>> Start

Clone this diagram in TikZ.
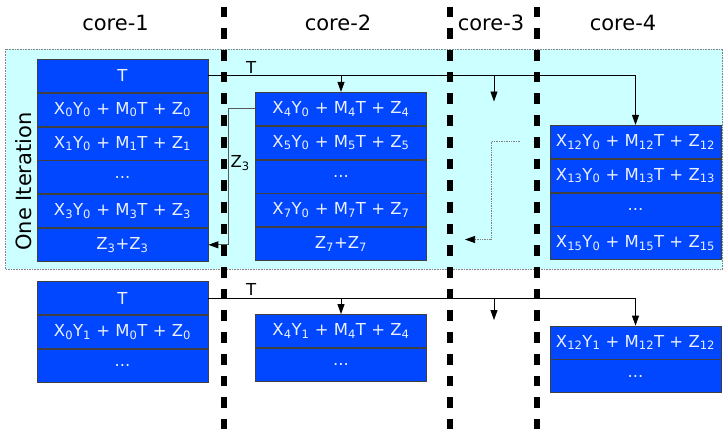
\documentclass[tikz,border=0pt]{standalone}
\usepackage{fontspec}
\setmainfont{DejaVu Sans}
\usetikzlibrary{arrows.meta, positioning}

\definecolor{cellBlue}{RGB}{0,71,255}
\definecolor{iterCyan}{RGB}{204,255,255}
\definecolor{cellText}{RGB}{235,240,255}

% subscript inside a cell
\newcommand{\idx}[1]{\textsubscript{#1}}

\begin{document}
\begin{tikzpicture}[
    x=1pt, y=-1pt,
    ->, >={Triangle[length=10pt,width=7pt]},
    line width=0.9pt,
    % one row of work for a core
    cellStyle/.style={
        draw=black!75,
        line width=0.8pt,
        fill=cellBlue,
        text=cellText,
        minimum width=171pt,
        minimum height=33pt,
        inner sep=0pt,
        font=\fontsize{16.5}{19}\selectfont
    },
    % column titles
    headStyle/.style={
        font=\fontsize{21}{24}\selectfont
    },
    % Plain edge labels
    labelStyle/.style={
        font=\fontsize{16.5}{19}\selectfont,
        inner sep=2pt
    },
    % thick dashed border between cores
    coreLine/.style={
        -, line width=6pt,
        dash pattern=on 10.7pt off 11pt,
        dash phase=15.1pt
    }
]
\useasboundingbox (0,0) rectangle (725,429);

%--- Shaded iteration ---
\draw[-, gray, densely dotted, line width=0.6pt, fill=iterCyan]
  (5.5,49) rectangle (722.5,269);

%--- Core borders ---
\foreach \lx in {224.3, 449.7, 537}
  \draw[coreLine] (\lx,0) -- (\lx,429);

%--- Titles ---
\node[headStyle] (core1) at (115.5,23) {core-1};
\node[headStyle] (core2) at (338,23)   {core-2};
\node[headStyle] (core3) at (491,23)   {core-3};
\node[headStyle] (core4) at (623,23)   {core-4};
\node[headStyle, rotate=90] (iter) at (24,181.5) {One Iteration};

%--- First iteration: core-1 ---
\node[cellStyle] (c1r1) at (122.5,75.8) {T};
\node[cellStyle, below=0pt of c1r1] (c1r2) {X\idx{0}Y\idx{0} + M\idx{0}T + Z\idx{0}};
\node[cellStyle, below=0pt of c1r2] (c1r3) {X\idx{1}Y\idx{0} + M\idx{1}T + Z\idx{1}};
\node[cellStyle, below=0pt of c1r3] (c1r4) {...};
\node[cellStyle, below=0pt of c1r4] (c1r5) {X\idx{3}Y\idx{0} + M\idx{3}T + Z\idx{3}};
\node[cellStyle, below=0pt of c1r5] (c1r6) {Z\idx{3}+Z\idx{3}};

%--- First iteration: core-2 ---
\node[cellStyle] (c2r1) at (341,108.8) {X\idx{4}Y\idx{0} + M\idx{4}T + Z\idx{4}};
\node[cellStyle, below=0pt of c2r1] (c2r2) {X\idx{5}Y\idx{0} + M\idx{5}T + Z\idx{5}};
\node[cellStyle, below=0pt of c2r2] (c2r3) {...};
\node[cellStyle, below=0pt of c2r3] (c2r4) {X\idx{7}Y\idx{0} + M\idx{7}T + Z\idx{7}};
\node[cellStyle, below=0pt of c2r4] (c2r5) {Z\idx{7}+Z\idx{7}};

%--- First iteration: core-3 (arrow ends only) ---
\coordinate (c3t)   at (494,101.5);
\coordinate (c3out) at (520,141);
\coordinate (c3in)  at (465,239.5);

%--- First iteration: core-4 ---
\node[cellStyle] (c4r1) at (635.5,141.8) {X\idx{12}Y\idx{0} + M\idx{12}T + Z\idx{12}};
\node[cellStyle, below=0pt of c4r1] (c4r2) {X\idx{13}Y\idx{0} + M\idx{13}T + Z\idx{13}};
\node[cellStyle, below=0pt of c4r2] (c4r3) {...};
\node[cellStyle, below=0pt of c4r3] (c4r4) {X\idx{15}Y\idx{0} + M\idx{15}T + Z\idx{15}};

%--- Second iteration ---
\node[cellStyle] (b1r1) at (122.5,298) {T};
\node[cellStyle, below=0pt of b1r1] (b1r2) {X\idx{0}Y\idx{1} + M\idx{0}T + Z\idx{0}};
\node[cellStyle, below=0pt of b1r2] (b1r3) {...};

\node[cellStyle] (b2r1) at (341,331) {X\idx{4}Y\idx{1} + M\idx{4}T + Z\idx{4}};
\node[cellStyle, below=0pt of b2r1] (b2r2) {...};

\coordinate (b3t) at (494,320);

\node[cellStyle] (b4r1) at (635.5,342.5) {X\idx{12}Y\idx{1} + M\idx{12}T + Z\idx{12}};
\node[cellStyle, below=0pt of b4r1] (b4r2) {...};

%-----------------------
%        Edges
%-----------------------
% T sent from core-1 to the other cores
\draw (c1r1.east) -| node[labelStyle, above, pos=0.05] (tTop) {T} (c4r1.north);
\draw (c1r1.east -| c2r1.north) -- (c2r1.north);
\draw (c1r1.east -| c3t) -- (c3t);

% partial Z back to core-1
\draw[black!65, -{Triangle[length=10pt,width=7pt,black]}] (c2r1.west) -- ++(-27,0)
  |- node[labelStyle, right, pos=0.2, text=black] (zLabel) {Z\idx{3}} (c1r6.east);

% core-3 passing its partial sum on
\draw[gray, densely dotted, line width=0.7pt, -{Triangle[length=10pt,width=7pt,black]}]
  (c3out) -- ++(-28.3,0) |- (c3in);

% T for the next iteration
\draw (b1r1.east) -| node[labelStyle, above, pos=0.05] (tBottom) {T} (b4r1.north);
\draw (b1r1.east -| b2r1.north) -- (b2r1.north);
\draw (b1r1.east -| b3t) -- (b3t);
\end{tikzpicture}
\end{document}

>> End

All of the lines above should be retyped precisely, apart from the pictures.

Clone this diagram in TikZ.
\documentclass[tikz,border=0pt]{standalone}
\usepackage{fontspec}
\setmainfont{DejaVu Sans}
\usetikzlibrary{arrows.meta, positioning}

\definecolor{cellBlue}{RGB}{0,71,255}
\definecolor{iterCyan}{RGB}{204,255,255}
\definecolor{cellText}{RGB}{235,240,255}

% subscript inside a cell
\newcommand{\idx}[1]{\textsubscript{#1}}

\begin{document}
\begin{tikzpicture}[
    x=1pt, y=-1pt,
    ->, >={Triangle[length=10pt,width=7pt]},
    line width=0.9pt,
    % one row of work for a core
    cellStyle/.style={
        draw=black!75,
        line width=0.8pt,
        fill=cellBlue,
        text=cellText,
        minimum width=171pt,
        minimum height=33pt,
        inner sep=0pt,
        font=\fontsize{16.5}{19}\selectfont
    },
    % column titles
    headStyle/.style={
        font=\fontsize{21}{24}\selectfont
    },
    % Plain edge labels
    labelStyle/.style={
        font=\fontsize{16.5}{19}\selectfont,
        inner sep=2pt
    },
    % thick dashed border between cores
    coreLine/.style={
        -, line width=6pt,
        dash pattern=on 10.7pt off 11pt,
        dash phase=15.1pt
    }
]
\useasboundingbox (0,0) rectangle (725,429);

%--- Shaded iteration ---
\draw[-, gray, densely dotted, line width=0.6pt, fill=iterCyan]
  (5.5,49) rectangle (722.5,269);

%--- Core borders ---
\foreach \lx in {224.3, 449.7, 537}
  \draw[coreLine] (\lx,0) -- (\lx,429);

%--- Titles ---
\node[headStyle] (core1) at (115.5,23) {core-1};
\node[headStyle] (core2) at (338,23)   {core-2};
\node[headStyle] (core3) at (491,23)   {core-3};
\node[headStyle] (core4) at (623,23)   {core-4};
\node[headStyle, rotate=90] (iter) at (24,181.5) {One Iteration};

%--- First iteration: core-1 ---
\node[cellStyle] (c1r1) at (122.5,75.8) {T};
\node[cellStyle, below=0pt of c1r1] (c1r2) {X\idx{0}Y\idx{0} + M\idx{0}T + Z\idx{0}};
\node[cellStyle, below=0pt of c1r2] (c1r3) {X\idx{1}Y\idx{0} + M\idx{1}T + Z\idx{1}};
\node[cellStyle, below=0pt of c1r3] (c1r4) {...};
\node[cellStyle, below=0pt of c1r4] (c1r5) {X\idx{3}Y\idx{0} + M\idx{3}T + Z\idx{3}};
\node[cellStyle, below=0pt of c1r5] (c1r6) {Z\idx{3}+Z\idx{3}};

%--- First iteration: core-2 ---
\node[cellStyle] (c2r1) at (341,108.8) {X\idx{4}Y\idx{0} + M\idx{4}T + Z\idx{4}};
\node[cellStyle, below=0pt of c2r1] (c2r2) {X\idx{5}Y\idx{0} + M\idx{5}T + Z\idx{5}};
\node[cellStyle, below=0pt of c2r2] (c2r3) {...};
\node[cellStyle, below=0pt of c2r3] (c2r4) {X\idx{7}Y\idx{0} + M\idx{7}T + Z\idx{7}};
\node[cellStyle, below=0pt of c2r4] (c2r5) {Z\idx{7}+Z\idx{7}};

%--- First iteration: core-3 (arrow ends only) ---
\coordinate (c3t)   at (494,101.5);
\coordinate (c3out) at (520,141);
\coordinate (c3in)  at (465,239.5);

%--- First iteration: core-4 ---
\node[cellStyle] (c4r1) at (635.5,141.8) {X\idx{12}Y\idx{0} + M\idx{12}T + Z\idx{12}};
\node[cellStyle, below=0pt of c4r1] (c4r2) {X\idx{13}Y\idx{0} + M\idx{13}T + Z\idx{13}};
\node[cellStyle, below=0pt of c4r2] (c4r3) {...};
\node[cellStyle, below=0pt of c4r3] (c4r4) {X\idx{15}Y\idx{0} + M\idx{15}T + Z\idx{15}};

%--- Second iteration ---
\node[cellStyle] (b1r1) at (122.5,298) {T};
\node[cellStyle, below=0pt of b1r1] (b1r2) {X\idx{0}Y\idx{1} + M\idx{0}T + Z\idx{0}};
\node[cellStyle, below=0pt of b1r2] (b1r3) {...};

\node[cellStyle] (b2r1) at (341,331) {X\idx{4}Y\idx{1} + M\idx{4}T + Z\idx{4}};
\node[cellStyle, below=0pt of b2r1] (b2r2) {...};

\coordinate (b3t) at (494,320);

\node[cellStyle] (b4r1) at (635.5,342.5) {X\idx{12}Y\idx{1} + M\idx{12}T + Z\idx{12}};
\node[cellStyle, below=0pt of b4r1] (b4r2) {...};

%-----------------------
%        Edges
%-----------------------
% T sent from core-1 to the other cores
\draw (c1r1.east) -| node[labelStyle, above, pos=0.05] (tTop) {T} (c4r1.north);
\draw (c1r1.east -| c2r1.north) -- (c2r1.north);
\draw (c1r1.east -| c3t) -- (c3t);

% partial Z back to core-1
\draw[black!65, -{Triangle[length=10pt,width=7pt,black]}] (c2r1.west) -- ++(-27,0)
  |- node[labelStyle, right, pos=0.2, text=black] (zLabel) {Z\idx{3}} (c1r6.east);

% core-3 passing its partial sum on
\draw[gray, densely dotted, line width=0.7pt, -{Triangle[length=10pt,width=7pt,black]}]
  (c3out) -- ++(-28.3,0) |- (c3in);

% T for the next iteration
\draw (b1r1.east) -| node[labelStyle, above, pos=0.05] (tBottom) {T} (b4r1.north);
\draw (b1r1.east -| b2r1.north) -- (b2r1.north);
\draw (b1r1.east -| b3t) -- (b3t);
\end{tikzpicture}
\end{document}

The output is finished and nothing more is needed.